### WRITTEN PROBLEM
Quote every line below exactly and skip any picture.

### MATERIAL PROVIDED
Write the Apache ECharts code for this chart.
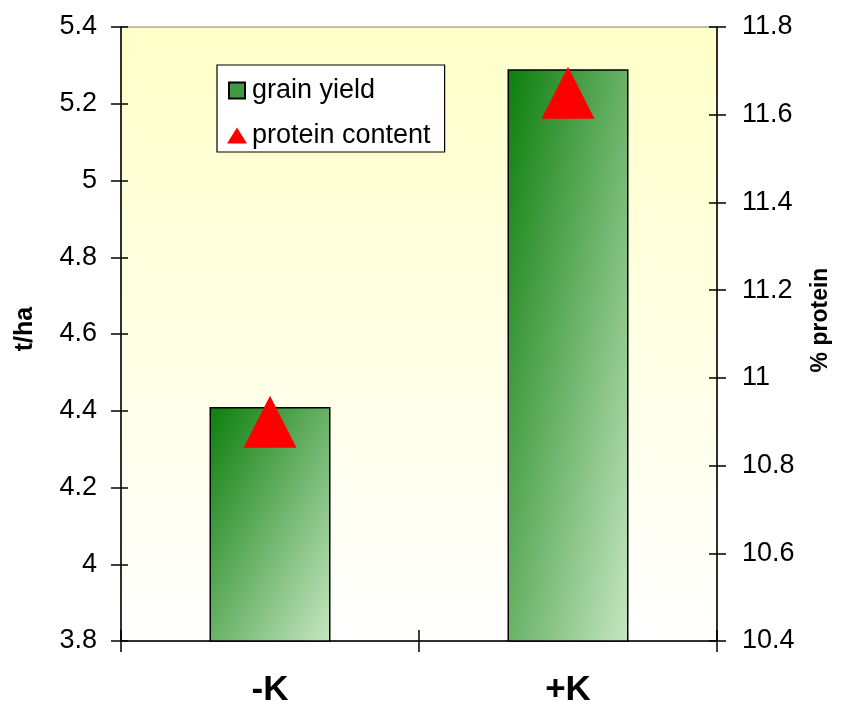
<!DOCTYPE html>
<html>
<head>
<meta charset="utf-8">
<script src="https://cdn.jsdelivr.net/npm/echarts@6/dist/echarts.min.js"></script>
<style>
html,body{margin:0;padding:0;background:#fff;}
#c{width:844px;height:708px;}
</style>
</head>
<body>
<div id="c"></div>
<script>
const categories = ['-K', '+K'];
const grainYield = [4.41, 5.29];
const proteinContent = [10.9, 11.65];
const yieldAxis = { min: 3.8, max: 5.4, interval: 0.2 };
const proteinAxis = { min: 10.4, max: 11.8, interval: 0.2 };

const FONT = "'Liberation Sans', Arial, sans-serif";
const BAR_W = 121;
const chart = echarts.init(document.getElementById('c'));

function barGradient(h, w) {
  // isolines along the bar's anti-diagonal: dark top-left, light bottom-right
  const s = h * h + w * w;
  const x2 = 2 * h * h / s, y2 = 2 * w * w / s;
  return new echarts.graphic.LinearGradient(0, 0, x2, y2, [
    { offset: 0, color: '#0c7e0c' },
    { offset: 1, color: '#c6e6c2' }
  ]);
}

function hiddenY(pos, ax, len) {
  return {
    type: 'value', position: pos, min: ax.min, max: ax.max, interval: ax.interval,
    axisLine: { show: false }, axisLabel: { show: false }, splitLine: { show: false },
    axisTick: { show: true, inside: true, length: len, lineStyle: { color: '#000', width: 1.5 } }
  };
}

chart.setOption({
  backgroundColor: '#ffffff',
  animation: false,
  textStyle: { fontFamily: FONT },
  grid: {
    left: 121, right: 127, top: 27, bottom: 65,
    show: true, borderColor: '#808080', borderWidth: 1,
    backgroundColor: new echarts.graphic.LinearGradient(0, 0, 0, 1, [
      { offset: 0, color: '#ffffc8' },
      { offset: 1, color: '#ffffff' }
    ])
  },
  legend: {
    orient: 'vertical', left: 217, top: 65,
    backgroundColor: '#ffffff', borderColor: '#000', borderWidth: 1.2,
    padding: [12, 14, 3, 10], itemGap: 18, itemWidth: 20, itemHeight: 16,
    textStyle: { fontSize: 27, color: '#000', fontFamily: FONT },
    data: [
      { name: 'grain yield', icon: 'path://M0,0L10,0L10,10L0,10Z' },
      { name: 'protein content', icon: 'triangle' }
    ]
  },
  xAxis: [
    {
      type: 'category', data: categories, position: 'bottom',
      axisLine: { lineStyle: { color: '#000', width: 1.5 } },
      axisTick: { show: true, length: 11, lineStyle: { color: '#000', width: 1.5 } },
      axisLabel: { fontSize: 35, fontWeight: 'bold', color: '#000', margin: 32, fontFamily: FONT },
      splitLine: { show: false }
    },
    {
      type: 'category', data: categories, position: 'bottom',
      axisLine: { show: false }, axisLabel: { show: false },
      axisTick: { show: true, inside: true, length: 11, lineStyle: { color: '#000', width: 1.5 } }
    }
  ],
  yAxis: [
    {
      type: 'value', position: 'left', min: yieldAxis.min, max: yieldAxis.max, interval: yieldAxis.interval,
      axisLine: { show: true, lineStyle: { color: '#000', width: 1.5 } },
      axisTick: { show: true, length: 10, lineStyle: { color: '#000', width: 1.5 } },
      axisLabel: { fontSize: 27, color: '#000', margin: 24, fontFamily: FONT },
      splitLine: { show: false }
    },
    {
      type: 'value', position: 'right', min: proteinAxis.min, max: proteinAxis.max, interval: proteinAxis.interval,
      axisLine: { show: true, lineStyle: { color: '#000', width: 1.5 } },
      axisTick: { show: true, length: 9, lineStyle: { color: '#000', width: 1.5 } },
      axisLabel: { fontSize: 27, color: '#000', margin: 25, fontFamily: FONT },
      splitLine: { show: false }
    },
    hiddenY('left', yieldAxis, 7),
    hiddenY('right', proteinAxis, 8)
  ],
  graphic: [
    { type: 'text', x: 25, y: 329, rotation: Math.PI / 2,
      style: { text: 't/ha', font: "bold 25px 'Liberation Sans', Arial, sans-serif", fill: '#000', align: 'center', verticalAlign: 'middle' } },
    { type: 'text', x: 821, y: 320, rotation: Math.PI / 2,
      style: { text: '% protein', font: "bold 23px 'Liberation Sans', Arial, sans-serif", fill: '#000', align: 'center', verticalAlign: 'middle' } }
  ],
  series: [
    {
      name: 'grain yield', type: 'bar', xAxisIndex: 0, yAxisIndex: 0,
      data: grainYield, barWidth: BAR_W,
      itemStyle: { color: '#3f9a3f', borderColor: '#000', borderWidth: 1.5 },
      z: 2
    },
    {
      name: 'protein content', type: 'scatter', xAxisIndex: 0, yAxisIndex: 1,
      data: proteinContent, symbol: 'triangle', symbolSize: [53, 52],
      itemStyle: { color: '#ff0000', opacity: 1 },
      z: 3
    }
  ]
});

// per-bar diagonal gradient, sized from the axis scale
const basePx = chart.convertToPixel({ yAxisIndex: 0 }, yieldAxis.min);
chart.setOption({
  series: [{
    name: 'grain yield',
    data: grainYield.map(function (v) {
      const h = Math.abs(basePx - chart.convertToPixel({ yAxisIndex: 0 }, v));
      return { value: v, itemStyle: { color: barGradient(h, BAR_W) } };
    })
  }]
});
</script>
</body>
</html>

### SOLUTION
Write the Apache ECharts code for this chart.
<!DOCTYPE html>
<html>
<head>
<meta charset="utf-8">
<script src="https://cdn.jsdelivr.net/npm/echarts@6/dist/echarts.min.js"></script>
<style>
html,body{margin:0;padding:0;background:#fff;}
#c{width:844px;height:708px;}
</style>
</head>
<body>
<div id="c"></div>
<script>
const categories = ['-K', '+K'];
const grainYield = [4.41, 5.29];
const proteinContent = [10.9, 11.65];
const yieldAxis = { min: 3.8, max: 5.4, interval: 0.2 };
const proteinAxis = { min: 10.4, max: 11.8, interval: 0.2 };

const FONT = "'Liberation Sans', Arial, sans-serif";
const BAR_W = 121;
const chart = echarts.init(document.getElementById('c'));

function barGradient(h, w) {
  // isolines along the bar's anti-diagonal: dark top-left, light bottom-right
  const s = h * h + w * w;
  const x2 = 2 * h * h / s, y2 = 2 * w * w / s;
  return new echarts.graphic.LinearGradient(0, 0, x2, y2, [
    { offset: 0, color: '#0c7e0c' },
    { offset: 1, color: '#c6e6c2' }
  ]);
}

function hiddenY(pos, ax, len) {
  return {
    type: 'value', position: pos, min: ax.min, max: ax.max, interval: ax.interval,
    axisLine: { show: false }, axisLabel: { show: false }, splitLine: { show: false },
    axisTick: { show: true, inside: true, length: len, lineStyle: { color: '#000', width: 1.5 } }
  };
}

chart.setOption({
  backgroundColor: '#ffffff',
  animation: false,
  textStyle: { fontFamily: FONT },
  grid: {
    left: 121, right: 127, top: 27, bottom: 65,
    show: true, borderColor: '#808080', borderWidth: 1,
    backgroundColor: new echarts.graphic.LinearGradient(0, 0, 0, 1, [
      { offset: 0, color: '#ffffc8' },
      { offset: 1, color: '#ffffff' }
    ])
  },
  legend: {
    orient: 'vertical', left: 217, top: 65,
    backgroundColor: '#ffffff', borderColor: '#000', borderWidth: 1.2,
    padding: [12, 14, 3, 10], itemGap: 18, itemWidth: 20, itemHeight: 16,
    textStyle: { fontSize: 27, color: '#000', fontFamily: FONT },
    data: [
      { name: 'grain yield', icon: 'path://M0,0L10,0L10,10L0,10Z' },
      { name: 'protein content', icon: 'triangle' }
    ]
  },
  xAxis: [
    {
      type: 'category', data: categories, position: 'bottom',
      axisLine: { lineStyle: { color: '#000', width: 1.5 } },
      axisTick: { show: true, length: 11, lineStyle: { color: '#000', width: 1.5 } },
      axisLabel: { fontSize: 35, fontWeight: 'bold', color: '#000', margin: 32, fontFamily: FONT },
      splitLine: { show: false }
    },
    {
      type: 'category', data: categories, position: 'bottom',
      axisLine: { show: false }, axisLabel: { show: false },
      axisTick: { show: true, inside: true, length: 11, lineStyle: { color: '#000', width: 1.5 } }
    }
  ],
  yAxis: [
    {
      type: 'value', position: 'left', min: yieldAxis.min, max: yieldAxis.max, interval: yieldAxis.interval,
      axisLine: { show: true, lineStyle: { color: '#000', width: 1.5 } },
      axisTick: { show: true, length: 10, lineStyle: { color: '#000', width: 1.5 } },
      axisLabel: { fontSize: 27, color: '#000', margin: 24, fontFamily: FONT },
      splitLine: { show: false }
    },
    {
      type: 'value', position: 'right', min: proteinAxis.min, max: proteinAxis.max, interval: proteinAxis.interval,
      axisLine: { show: true, lineStyle: { color: '#000', width: 1.5 } },
      axisTick: { show: true, length: 9, lineStyle: { color: '#000', width: 1.5 } },
      axisLabel: { fontSize: 27, color: '#000', margin: 25, fontFamily: FONT },
      splitLine: { show: false }
    },
    hiddenY('left', yieldAxis, 7),
    hiddenY('right', proteinAxis, 8)
  ],
  graphic: [
    { type: 'text', x: 25, y: 329, rotation: Math.PI / 2,
      style: { text: 't/ha', font: "bold 25px 'Liberation Sans', Arial, sans-serif", fill: '#000', align: 'center', verticalAlign: 'middle' } },
    { type: 'text', x: 821, y: 320, rotation: Math.PI / 2,
      style: { text: '% protein', font: "bold 23px 'Liberation Sans', Arial, sans-serif", fill: '#000', align: 'center', verticalAlign: 'middle' } }
  ],
  series: [
    {
      name: 'grain yield', type: 'bar', xAxisIndex: 0, yAxisIndex: 0,
      data: grainYield, barWidth: BAR_W,
      itemStyle: { color: '#3f9a3f', borderColor: '#000', borderWidth: 1.5 },
      z: 2
    },
    {
      name: 'protein content', type: 'scatter', xAxisIndex: 0, yAxisIndex: 1,
      data: proteinContent, symbol: 'triangle', symbolSize: [53, 52],
      itemStyle: { color: '#ff0000', opacity: 1 },
      z: 3
    }
  ]
});

// per-bar diagonal gradient, sized from the axis scale
const basePx = chart.convertToPixel({ yAxisIndex: 0 }, yieldAxis.min);
chart.setOption({
  series: [{
    name: 'grain yield',
    data: grainYield.map(function (v) {
      const h = Math.abs(basePx - chart.convertToPixel({ yAxisIndex: 0 }, v));
      return { value: v, itemStyle: { color: barGradient(h, BAR_W) } };
    })
  }]
});
</script>
</body>
</html>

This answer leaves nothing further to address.